_Task details_:
Can you transcribe every line exactly and leave the pictures behind?

--------

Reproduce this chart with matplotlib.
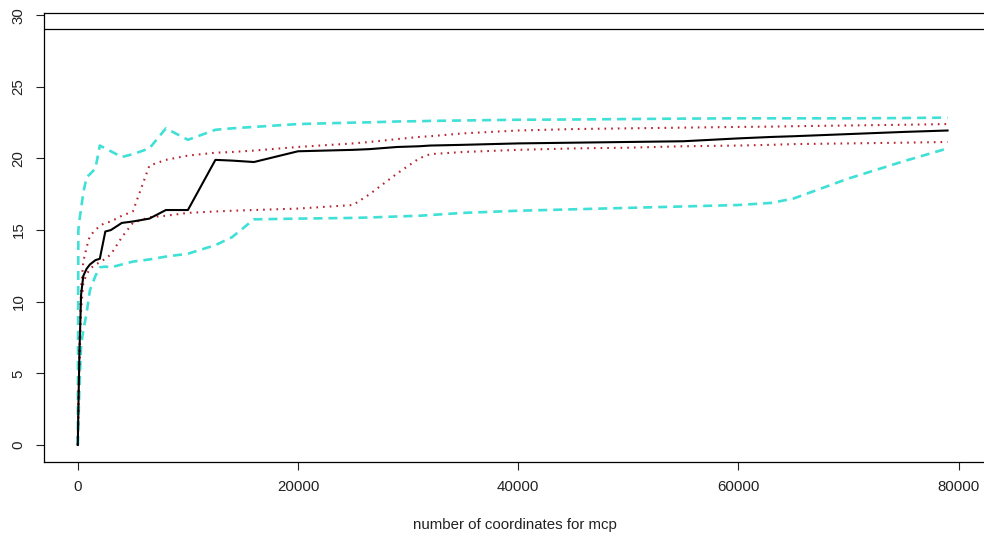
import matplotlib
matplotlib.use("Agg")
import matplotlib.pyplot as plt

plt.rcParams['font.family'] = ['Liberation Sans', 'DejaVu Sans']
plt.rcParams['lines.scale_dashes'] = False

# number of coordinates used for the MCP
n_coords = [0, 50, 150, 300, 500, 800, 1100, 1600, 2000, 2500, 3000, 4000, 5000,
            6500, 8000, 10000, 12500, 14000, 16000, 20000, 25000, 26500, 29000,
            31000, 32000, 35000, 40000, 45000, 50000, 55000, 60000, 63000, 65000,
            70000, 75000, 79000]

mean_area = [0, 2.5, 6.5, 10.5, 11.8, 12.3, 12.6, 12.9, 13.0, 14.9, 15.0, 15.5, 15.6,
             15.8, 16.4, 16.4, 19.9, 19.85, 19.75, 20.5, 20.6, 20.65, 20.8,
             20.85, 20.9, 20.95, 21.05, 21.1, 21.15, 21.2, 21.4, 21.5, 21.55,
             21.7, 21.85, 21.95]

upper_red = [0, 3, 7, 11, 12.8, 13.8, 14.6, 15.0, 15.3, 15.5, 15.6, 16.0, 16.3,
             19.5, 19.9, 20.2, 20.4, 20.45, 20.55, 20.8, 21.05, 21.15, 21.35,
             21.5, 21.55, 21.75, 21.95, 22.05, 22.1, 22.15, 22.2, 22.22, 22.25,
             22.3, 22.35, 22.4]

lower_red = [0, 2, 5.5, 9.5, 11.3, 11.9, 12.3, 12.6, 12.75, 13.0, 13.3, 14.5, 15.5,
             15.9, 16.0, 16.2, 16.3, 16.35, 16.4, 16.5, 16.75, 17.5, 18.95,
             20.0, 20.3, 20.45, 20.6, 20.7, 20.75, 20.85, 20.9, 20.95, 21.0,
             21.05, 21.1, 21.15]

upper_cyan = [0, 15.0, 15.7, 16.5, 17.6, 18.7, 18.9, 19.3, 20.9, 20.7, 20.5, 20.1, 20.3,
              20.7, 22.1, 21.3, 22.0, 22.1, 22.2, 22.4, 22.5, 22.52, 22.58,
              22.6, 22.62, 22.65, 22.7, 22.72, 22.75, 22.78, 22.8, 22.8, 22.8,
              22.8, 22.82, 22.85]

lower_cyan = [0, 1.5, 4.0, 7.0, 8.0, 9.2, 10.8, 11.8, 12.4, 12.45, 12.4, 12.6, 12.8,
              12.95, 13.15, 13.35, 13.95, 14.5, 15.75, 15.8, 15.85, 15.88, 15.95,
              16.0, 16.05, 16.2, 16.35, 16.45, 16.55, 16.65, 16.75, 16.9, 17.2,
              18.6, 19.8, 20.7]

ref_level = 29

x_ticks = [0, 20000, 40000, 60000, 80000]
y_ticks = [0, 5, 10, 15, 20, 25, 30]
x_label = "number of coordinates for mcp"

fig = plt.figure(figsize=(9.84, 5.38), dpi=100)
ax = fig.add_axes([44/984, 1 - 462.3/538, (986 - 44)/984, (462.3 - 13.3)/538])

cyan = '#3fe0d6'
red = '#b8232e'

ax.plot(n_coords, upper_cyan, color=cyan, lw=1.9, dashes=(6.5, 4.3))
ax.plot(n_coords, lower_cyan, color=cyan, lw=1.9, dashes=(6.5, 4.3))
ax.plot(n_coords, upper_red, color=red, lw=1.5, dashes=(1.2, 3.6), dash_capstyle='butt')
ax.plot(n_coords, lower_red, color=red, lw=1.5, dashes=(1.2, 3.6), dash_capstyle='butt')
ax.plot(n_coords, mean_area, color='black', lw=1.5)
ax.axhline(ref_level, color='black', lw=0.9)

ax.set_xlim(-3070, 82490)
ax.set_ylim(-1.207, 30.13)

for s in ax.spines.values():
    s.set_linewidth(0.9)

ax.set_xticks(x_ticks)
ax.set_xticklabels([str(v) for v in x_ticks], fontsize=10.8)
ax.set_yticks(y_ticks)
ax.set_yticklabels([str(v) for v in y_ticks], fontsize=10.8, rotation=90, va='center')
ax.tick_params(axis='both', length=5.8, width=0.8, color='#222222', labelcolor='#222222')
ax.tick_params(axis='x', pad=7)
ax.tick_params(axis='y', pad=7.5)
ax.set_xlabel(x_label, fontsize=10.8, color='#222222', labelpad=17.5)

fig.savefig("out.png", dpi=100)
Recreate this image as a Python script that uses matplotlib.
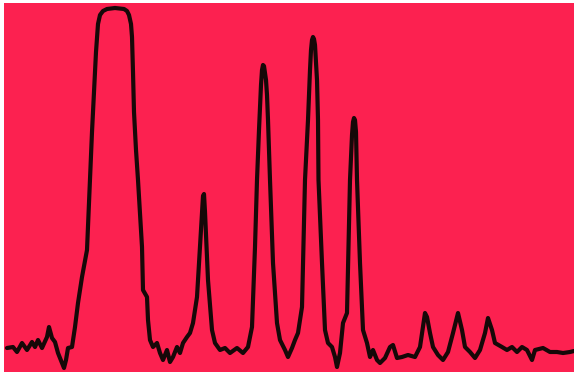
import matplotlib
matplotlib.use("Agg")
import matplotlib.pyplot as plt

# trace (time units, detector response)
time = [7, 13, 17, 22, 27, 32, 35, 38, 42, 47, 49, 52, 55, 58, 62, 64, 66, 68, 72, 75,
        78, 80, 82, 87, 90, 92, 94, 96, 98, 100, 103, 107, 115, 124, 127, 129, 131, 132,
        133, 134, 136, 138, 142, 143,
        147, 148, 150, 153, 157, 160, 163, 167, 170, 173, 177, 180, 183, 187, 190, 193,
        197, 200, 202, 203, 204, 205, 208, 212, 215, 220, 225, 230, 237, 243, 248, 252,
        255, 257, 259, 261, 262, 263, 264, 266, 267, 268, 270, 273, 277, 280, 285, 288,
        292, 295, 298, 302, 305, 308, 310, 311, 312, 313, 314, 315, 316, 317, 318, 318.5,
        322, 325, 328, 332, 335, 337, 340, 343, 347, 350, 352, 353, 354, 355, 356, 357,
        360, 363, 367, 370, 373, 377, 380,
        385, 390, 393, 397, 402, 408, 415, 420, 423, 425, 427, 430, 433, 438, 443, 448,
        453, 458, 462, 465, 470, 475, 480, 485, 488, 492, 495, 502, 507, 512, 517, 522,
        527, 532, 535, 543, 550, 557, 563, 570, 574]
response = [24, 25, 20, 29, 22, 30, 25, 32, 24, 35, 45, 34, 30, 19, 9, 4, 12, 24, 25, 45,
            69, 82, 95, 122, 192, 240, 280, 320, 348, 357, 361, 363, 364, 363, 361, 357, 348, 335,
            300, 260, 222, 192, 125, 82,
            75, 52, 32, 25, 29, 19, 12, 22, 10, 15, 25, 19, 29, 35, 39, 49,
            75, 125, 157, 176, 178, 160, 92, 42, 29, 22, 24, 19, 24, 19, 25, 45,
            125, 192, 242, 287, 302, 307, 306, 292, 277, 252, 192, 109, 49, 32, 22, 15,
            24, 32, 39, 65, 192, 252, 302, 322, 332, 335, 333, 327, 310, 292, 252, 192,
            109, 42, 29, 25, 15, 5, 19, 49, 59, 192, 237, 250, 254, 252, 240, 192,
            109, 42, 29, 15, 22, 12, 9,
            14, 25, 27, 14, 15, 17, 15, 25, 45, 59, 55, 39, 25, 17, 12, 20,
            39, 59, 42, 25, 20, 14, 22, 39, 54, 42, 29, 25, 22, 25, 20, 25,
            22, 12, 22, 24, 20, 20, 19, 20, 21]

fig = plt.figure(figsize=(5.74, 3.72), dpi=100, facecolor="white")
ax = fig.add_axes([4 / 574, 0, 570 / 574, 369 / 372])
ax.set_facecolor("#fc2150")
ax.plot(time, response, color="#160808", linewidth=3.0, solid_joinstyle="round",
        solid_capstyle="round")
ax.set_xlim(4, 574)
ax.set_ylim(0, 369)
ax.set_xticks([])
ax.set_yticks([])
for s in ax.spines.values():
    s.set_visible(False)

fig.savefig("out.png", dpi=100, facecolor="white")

--------

_Response to the task_:
Reproduce this chart with matplotlib.
import matplotlib
matplotlib.use("Agg")
import matplotlib.pyplot as plt

plt.rcParams['font.family'] = ['Liberation Sans', 'DejaVu Sans']
plt.rcParams['lines.scale_dashes'] = False

# number of coordinates used for the MCP
n_coords = [0, 50, 150, 300, 500, 800, 1100, 1600, 2000, 2500, 3000, 4000, 5000,
            6500, 8000, 10000, 12500, 14000, 16000, 20000, 25000, 26500, 29000,
            31000, 32000, 35000, 40000, 45000, 50000, 55000, 60000, 63000, 65000,
            70000, 75000, 79000]

mean_area = [0, 2.5, 6.5, 10.5, 11.8, 12.3, 12.6, 12.9, 13.0, 14.9, 15.0, 15.5, 15.6,
             15.8, 16.4, 16.4, 19.9, 19.85, 19.75, 20.5, 20.6, 20.65, 20.8,
             20.85, 20.9, 20.95, 21.05, 21.1, 21.15, 21.2, 21.4, 21.5, 21.55,
             21.7, 21.85, 21.95]

upper_red = [0, 3, 7, 11, 12.8, 13.8, 14.6, 15.0, 15.3, 15.5, 15.6, 16.0, 16.3,
             19.5, 19.9, 20.2, 20.4, 20.45, 20.55, 20.8, 21.05, 21.15, 21.35,
             21.5, 21.55, 21.75, 21.95, 22.05, 22.1, 22.15, 22.2, 22.22, 22.25,
             22.3, 22.35, 22.4]

lower_red = [0, 2, 5.5, 9.5, 11.3, 11.9, 12.3, 12.6, 12.75, 13.0, 13.3, 14.5, 15.5,
             15.9, 16.0, 16.2, 16.3, 16.35, 16.4, 16.5, 16.75, 17.5, 18.95,
             20.0, 20.3, 20.45, 20.6, 20.7, 20.75, 20.85, 20.9, 20.95, 21.0,
             21.05, 21.1, 21.15]

upper_cyan = [0, 15.0, 15.7, 16.5, 17.6, 18.7, 18.9, 19.3, 20.9, 20.7, 20.5, 20.1, 20.3,
              20.7, 22.1, 21.3, 22.0, 22.1, 22.2, 22.4, 22.5, 22.52, 22.58,
              22.6, 22.62, 22.65, 22.7, 22.72, 22.75, 22.78, 22.8, 22.8, 22.8,
              22.8, 22.82, 22.85]

lower_cyan = [0, 1.5, 4.0, 7.0, 8.0, 9.2, 10.8, 11.8, 12.4, 12.45, 12.4, 12.6, 12.8,
              12.95, 13.15, 13.35, 13.95, 14.5, 15.75, 15.8, 15.85, 15.88, 15.95,
              16.0, 16.05, 16.2, 16.35, 16.45, 16.55, 16.65, 16.75, 16.9, 17.2,
              18.6, 19.8, 20.7]

ref_level = 29

x_ticks = [0, 20000, 40000, 60000, 80000]
y_ticks = [0, 5, 10, 15, 20, 25, 30]
x_label = "number of coordinates for mcp"

fig = plt.figure(figsize=(9.84, 5.38), dpi=100)
ax = fig.add_axes([44/984, 1 - 462.3/538, (986 - 44)/984, (462.3 - 13.3)/538])

cyan = '#3fe0d6'
red = '#b8232e'

ax.plot(n_coords, upper_cyan, color=cyan, lw=1.9, dashes=(6.5, 4.3))
ax.plot(n_coords, lower_cyan, color=cyan, lw=1.9, dashes=(6.5, 4.3))
ax.plot(n_coords, upper_red, color=red, lw=1.5, dashes=(1.2, 3.6), dash_capstyle='butt')
ax.plot(n_coords, lower_red, color=red, lw=1.5, dashes=(1.2, 3.6), dash_capstyle='butt')
ax.plot(n_coords, mean_area, color='black', lw=1.5)
ax.axhline(ref_level, color='black', lw=0.9)

ax.set_xlim(-3070, 82490)
ax.set_ylim(-1.207, 30.13)

for s in ax.spines.values():
    s.set_linewidth(0.9)

ax.set_xticks(x_ticks)
ax.set_xticklabels([str(v) for v in x_ticks], fontsize=10.8)
ax.set_yticks(y_ticks)
ax.set_yticklabels([str(v) for v in y_ticks], fontsize=10.8, rotation=90, va='center')
ax.tick_params(axis='both', length=5.8, width=0.8, color='#222222', labelcolor='#222222')
ax.tick_params(axis='x', pad=7)
ax.tick_params(axis='y', pad=7.5)
ax.set_xlabel(x_label, fontsize=10.8, color='#222222', labelpad=17.5)

fig.savefig("out.png", dpi=100)
Recreate this image as a Python script that uses matplotlib.
import matplotlib
matplotlib.use("Agg")
import matplotlib.pyplot as plt

# trace (time units, detector response)
time = [7, 13, 17, 22, 27, 32, 35, 38, 42, 47, 49, 52, 55, 58, 62, 64, 66, 68, 72, 75,
        78, 80, 82, 87, 90, 92, 94, 96, 98, 100, 103, 107, 115, 124, 127, 129, 131, 132,
        133, 134, 136, 138, 142, 143,
        147, 148, 150, 153, 157, 160, 163, 167, 170, 173, 177, 180, 183, 187, 190, 193,
        197, 200, 202, 203, 204, 205, 208, 212, 215, 220, 225, 230, 237, 243, 248, 252,
        255, 257, 259, 261, 262, 263, 264, 266, 267, 268, 270, 273, 277, 280, 285, 288,
        292, 295, 298, 302, 305, 308, 310, 311, 312, 313, 314, 315, 316, 317, 318, 318.5,
        322, 325, 328, 332, 335, 337, 340, 343, 347, 350, 352, 353, 354, 355, 356, 357,
        360, 363, 367, 370, 373, 377, 380,
        385, 390, 393, 397, 402, 408, 415, 420, 423, 425, 427, 430, 433, 438, 443, 448,
        453, 458, 462, 465, 470, 475, 480, 485, 488, 492, 495, 502, 507, 512, 517, 522,
        527, 532, 535, 543, 550, 557, 563, 570, 574]
response = [24, 25, 20, 29, 22, 30, 25, 32, 24, 35, 45, 34, 30, 19, 9, 4, 12, 24, 25, 45,
            69, 82, 95, 122, 192, 240, 280, 320, 348, 357, 361, 363, 364, 363, 361, 357, 348, 335,
            300, 260, 222, 192, 125, 82,
            75, 52, 32, 25, 29, 19, 12, 22, 10, 15, 25, 19, 29, 35, 39, 49,
            75, 125, 157, 176, 178, 160, 92, 42, 29, 22, 24, 19, 24, 19, 25, 45,
            125, 192, 242, 287, 302, 307, 306, 292, 277, 252, 192, 109, 49, 32, 22, 15,
            24, 32, 39, 65, 192, 252, 302, 322, 332, 335, 333, 327, 310, 292, 252, 192,
            109, 42, 29, 25, 15, 5, 19, 49, 59, 192, 237, 250, 254, 252, 240, 192,
            109, 42, 29, 15, 22, 12, 9,
            14, 25, 27, 14, 15, 17, 15, 25, 45, 59, 55, 39, 25, 17, 12, 20,
            39, 59, 42, 25, 20, 14, 22, 39, 54, 42, 29, 25, 22, 25, 20, 25,
            22, 12, 22, 24, 20, 20, 19, 20, 21]

fig = plt.figure(figsize=(5.74, 3.72), dpi=100, facecolor="white")
ax = fig.add_axes([4 / 574, 0, 570 / 574, 369 / 372])
ax.set_facecolor("#fc2150")
ax.plot(time, response, color="#160808", linewidth=3.0, solid_joinstyle="round",
        solid_capstyle="round")
ax.set_xlim(4, 574)
ax.set_ylim(0, 369)
ax.set_xticks([])
ax.set_yticks([])
for s in ax.spines.values():
    s.set_visible(False)

fig.savefig("out.png", dpi=100, facecolor="white")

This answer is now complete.